The product of a paracompact space and a compact space is paracompact. (Why?)

Solution 1:

The key idea is indeed to use the "tube lemma", as d.t. did in his solution, but there is a small gap in his solution.

(This proof does not assume prior knowledge of tube lemma)

Let $X$ be paracompact and $Y$ be compact. Let $\mathcal{A}$ be an open cover of $X\times Y$.

(Tube lemma part) First fix $x\in X$, and for each $y \in Y$, find $A\in\mathcal{A}$ and basis element $U\times V$ such that $(x,y)\in U\times V\subseteq A$. As $y$ ranges in $Y$, these various $U\times V$ cover $\{x\}\times Y$, which is compact. Thus there exists finitely many $U_1\times V_1 \subseteq A_1,\dots,U_n\times V_n\subseteq A_n$ that cover $\{x\}\times Y$. Let $U_x = U_1\cap \dots \cap U_n$. For later use, let $\mathcal{A}_x=\{A_1,...,A_n\}$.

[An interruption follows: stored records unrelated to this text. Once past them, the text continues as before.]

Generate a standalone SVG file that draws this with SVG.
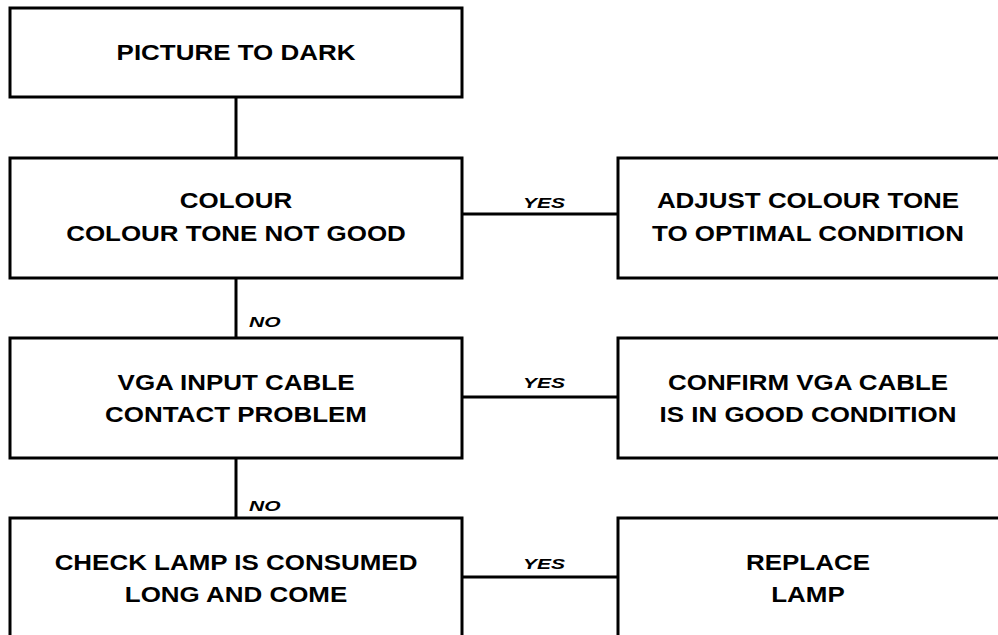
<svg xmlns="http://www.w3.org/2000/svg" width="998" height="635" viewBox="0 0 998 635">
<style>
.box{fill:#fff;stroke:#000;stroke-width:3}
.t{font-family:"Liberation Sans",Arial,sans-serif;font-weight:bold;font-size:22px;fill:#000;text-anchor:middle}
.lbl{font-family:"Liberation Sans",Arial,sans-serif;font-weight:bold;font-style:italic;font-size:15px;fill:#000}
.c{stroke:#000;stroke-width:3;fill:none}
</style>
<rect width="998" height="635" fill="#fff"/>
<g id="connectors">
<line class="c" x1="236" y1="97" x2="236" y2="158"/>
<line class="c" x1="236" y1="278" x2="236" y2="338"/>
<line class="c" x1="236" y1="458" x2="236" y2="518"/>
<line class="c" x1="462" y1="214" x2="618" y2="214"/>
<line class="c" x1="462" y1="397" x2="618" y2="397"/>
<line class="c" x1="462" y1="577" x2="618" y2="577"/>
<text class="lbl" text-anchor="middle" transform="translate(544,208) scale(1.4,1)">YES</text>
<text class="lbl" text-anchor="middle" transform="translate(544,388) scale(1.4,1)">YES</text>
<text class="lbl" text-anchor="middle" transform="translate(544,569) scale(1.4,1)">YES</text>
<text class="lbl" transform="translate(249,327) scale(1.4,1)">NO</text>
<text class="lbl" transform="translate(249,511) scale(1.4,1)">NO</text>
</g>
<g id="n1">
<rect class="box" x="10" y="8" width="452" height="89"/>
<text class="t" transform="translate(236,60) scale(1.18,1)">PICTURE TO DARK</text>
</g>
<g id="n2">
<rect class="box" x="10" y="158" width="452" height="120"/>
<text class="t" transform="translate(236,208) scale(1.18,1)">COLOUR</text>
<text class="t" transform="translate(236,241) scale(1.18,1)">COLOUR TONE NOT GOOD</text>
</g>
<g id="n3">
<rect class="box" x="618" y="158" width="400" height="120"/>
<text class="t" transform="translate(808,208) scale(1.18,1)">ADJUST COLOUR TONE</text>
<text class="t" transform="translate(808,241) scale(1.18,1)">TO OPTIMAL CONDITION</text>
</g>
<g id="n4">
<rect class="box" x="10" y="338" width="452" height="120"/>
<text class="t" transform="translate(236,390) scale(1.18,1)">VGA INPUT CABLE</text>
<text class="t" transform="translate(236,422) scale(1.18,1)">CONTACT PROBLEM</text>
</g>
<g id="n5">
<rect class="box" x="618" y="338" width="400" height="120"/>
<text class="t" transform="translate(808,390) scale(1.18,1)">CONFIRM VGA CABLE</text>
<text class="t" transform="translate(808,422) scale(1.18,1)">IS IN GOOD CONDITION</text>
</g>
<g id="n6">
<rect class="box" x="10" y="518" width="452" height="140"/>
<text class="t" transform="translate(236,570) scale(1.18,1)">CHECK LAMP IS CONSUMED</text>
<text class="t" transform="translate(236,602) scale(1.18,1)">LONG AND COME</text>
</g>
<g id="n7">
<rect class="box" x="618" y="518" width="400" height="140"/>
<text class="t" transform="translate(808,570) scale(1.18,1)">REPLACE</text>
<text class="t" transform="translate(808,602) scale(1.18,1)">LAMP</text>
</g>
</svg>
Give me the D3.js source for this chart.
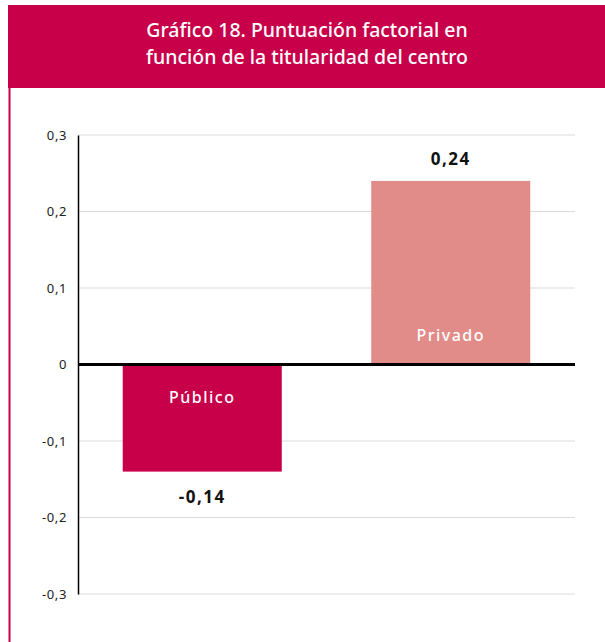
<!DOCTYPE html>
<html>
<head>
<meta charset="utf-8">
<script src="https://cdn.jsdelivr.net/npm/d3@7"></script>
<style>
  body { margin: 0; background: #fff; }
  svg { display: block; font-family: "Noto Sans", sans-serif; }
</style>
</head>
<body>
<script>
// chart data
let categories = ["Público", "Privado"]
let values = [-0.14, 0.24]
let tickValues = [-0.3, -0.2, -0.1, 0, 0.1, 0.2, 0.3]
let titleLines = ["Gráfico 18. Puntuación factorial en", "función de la titularidad del centro"]
let barColors = ["#c8004a", "#e28c8a"]

let fmt = d => d3.format(".2~f")(d).replace(".", ",").replace("−", "-")

let svg = d3.select("body")
            .append("svg")
            .attr("width", 605)
            .attr("height", 642)

// header band and left border
svg.append("rect")
   .attr("x", 8).attr("y", 5)
   .attr("width", 597).attr("height", 83)
   .attr("fill", "#c8004a")
svg.append("line")
   .attr("x1", 9.5).attr("x2", 9.5)
   .attr("y1", 88).attr("y2", 642)
   .attr("stroke", "#c8004a").attr("stroke-width", 2)

svg.selectAll(".title")
   .data(titleLines)
   .enter()
   .append("text")
   .attr("class", "title")
   .attr("x", 307)
   .attr("y", (d, i) => 37 + i * 27)
   .attr("text-anchor", "middle")
   .attr("fill", "#fff")
   .attr("font-size", 19.5)
   .attr("font-weight", 500)
   .text(d => d)

// scales
let x = d3.scaleBand()
          .domain(categories)
          .range([78, 575])
          .paddingInner(0.36)
          .paddingOuter(0.18)

let y = d3.scaleLinear()
          .domain([-0.3, 0.3])
          .range([594, 135])

// gridlines
svg.append("g")
   .selectAll("line")
   .data(tickValues)
   .enter()
   .append("line")
   .attr("x1", 78).attr("x2", 575)
   .attr("y1", d => y(d)).attr("y2", d => y(d))
   .attr("stroke", "#dcdcdc")

// y axis
let yAxis = svg.append("g")
               .attr("transform", "translate(78,0)")
               .call(d3.axisLeft(y).tickValues(tickValues).tickSize(0).tickPadding(11).tickFormat(fmt))
yAxis.select(".domain").attr("stroke", "#000").attr("stroke-width", 1.5)
yAxis.selectAll("text")
     .attr("font-size", 13)
     .attr("letter-spacing", 0.6)
     .attr("fill", "#222")
     .attr("font-family", "Noto Sans")

// bars
let data = categories.map((c, i) => ({ cat: c, val: values[i], color: barColors[i] }))

svg.selectAll(".bar")
   .data(data)
   .enter()
   .append("rect")
   .attr("class", "bar")
   .attr("x", d => x(d.cat))
   .attr("width", x.bandwidth())
   .attr("y", d => y(Math.max(0, d.val)))
   .attr("height", d => Math.abs(y(d.val) - y(0)))
   .attr("fill", d => d.color)

// zero line
svg.append("line")
   .attr("x1", 78).attr("x2", 575)
   .attr("y1", y(0)).attr("y2", y(0))
   .attr("stroke", "#000").attr("stroke-width", 3)

// value labels
svg.selectAll(".val")
   .data(data)
   .enter()
   .append("text")
   .attr("class", "val")
   .attr("x", d => x(d.cat) + x.bandwidth() / 2)
   .attr("y", d => d.val > 0 ? y(d.val) - 16 : y(d.val) + 31)
   .attr("text-anchor", "middle")
   .attr("font-size", 17)
   .attr("font-weight", "bold")
   .attr("letter-spacing", 1.5)
   .attr("fill", "#111")
   .text(d => fmt(d.val))

// category labels inside bars
svg.selectAll(".cat")
   .data(data)
   .enter()
   .append("text")
   .attr("class", "cat")
   .attr("x", d => x(d.cat) + x.bandwidth() / 2)
   .attr("y", d => d.val > 0 ? y(0) - 24 : y(0) + 38)
   .attr("text-anchor", "middle")
   .attr("font-size", 16)
   .attr("font-weight", 500)
   .attr("letter-spacing", 1.5)
   .attr("fill", "#fff")
   .text(d => d.cat)
</script>
</body>
</html>
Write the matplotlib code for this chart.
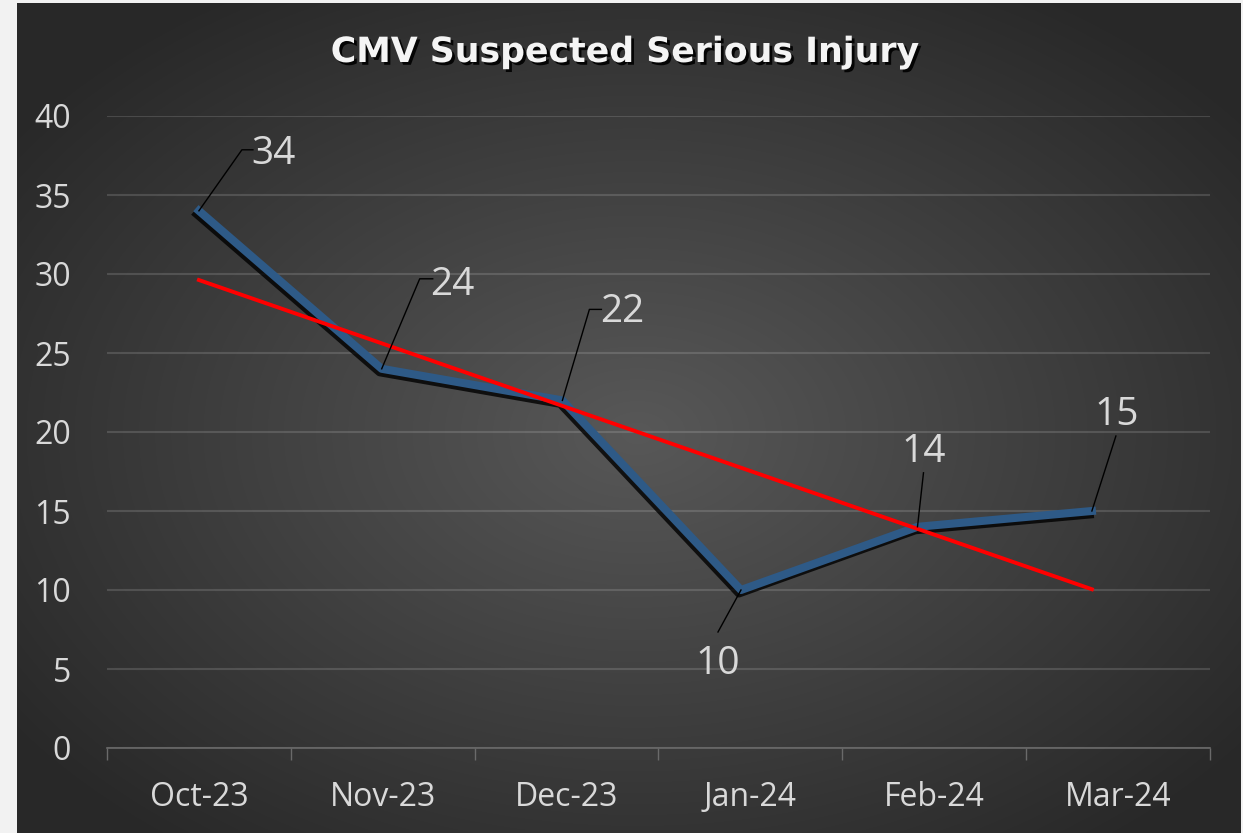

Now, $\{U_x\}_{x\in X}$ is an open cover of $X$. Using paracompactness, there is an locally finite open refinement $\mathcal{B}$ that covers $X$. For purpose of notation, suppose $B_i,i\in I$ are the elements of $\mathcal{B}$. Using the refinement property, for each $i\in I$, pick $x_i\in X$ such that $B_i\subseteq U_{x_i}$.

Consider the open refinement $\mathcal{C}$ of $\mathcal{A}$ given by

$$\mathcal{C_{x_i}}:=\{A\cap (B_i\times Y)\}_{A\in \mathcal{A}_{x_i}},\quad \mathcal{C}:=\bigcup_{i\in I}\mathcal{C}_{x_i}$$

To prove that this is a cover, consider any $(x,y)\in X\times Y$. First $x$ is in some $B_i$. Since $\mathcal{C}_{x_i}$ covers $B_i \times Y$, $(x,y)$ is covered by $\mathcal{C}$.

To prove that it is locally finite, consider any $(x,y)\in X\times Y$. First there exists an open neighbourhood $U\subseteq X$ of $x$ that intersects only finitely many elements of $\mathcal{B}$, say $B_1,...,B_m$. Then $U\times Y$ is the desired neighbourhood of $(x,y)$ that only intersects finitely many elements of $\mathcal{C}$ as it can only intersect elements from $\mathcal{C}_{x_1},...,\mathcal{C}_{x_m}$, each of which is a finite collection.

Solution 2:

I think Trevor is right. Here are the details (this is an adaptation of the classical proof that the product of two compact spaces is a compact space that you can find in Munkres, for instance).

Let $X$ be a paracompact space, $Y$ a compact one and ${\cal U}$ an open cover of $X \times Y$.

For any $x \in X$, the slice $\left\{ x \right\} \times Y$ is a compact space and ${\cal U}$ an open cover of it (as a subspace). So it admits a finite subcover $U_{x,1}, \dots , U_{x,n_x} \in {\cal U}$. Let us call $N_x = U_{x,1} \cup \dots \cup U_{x,n_x}$ their union.

So $N_x$ is an open set that contains the slice $\left\{ x \right\} \times Y$. Because of the tube lemma, there exists an open set $W_x \subset X$ such that

$$ \left\{ x \right\} \times Y \quad \subset \quad W_x \times Y \quad \subset \quad N_x \ . $$

Now, those $W_x$ form an open cover ${\cal W}$ of $X$. By hypothesis, there is a locally finite refinement ${\cal W}' = \left\{ W_{x_i}\right\}$, $i\in I$ for some index set $I$.

Consider the following subcover of ${\cal U}$:

$$ {\cal U}' = \left\{ U_{x_i,j}\right\} \ , $$

with $i\in I$ and $j = 1, \dots , n_{x_i}$.

Let us show that ${\cal U}'$ is a locally finite subcover of ${\cal U}$: take any point $(x,y) \in X \times Y$. By hypothesis, there is a neighborhood $V \subset X$ of $x$ such that $V$ interesects only finitely many of the sets of ${\cal W}'$. Then $V\times Y$ is a neighborhood of $(x,y)$ that intersects only finitely many of the sets of ${\cal U}'$.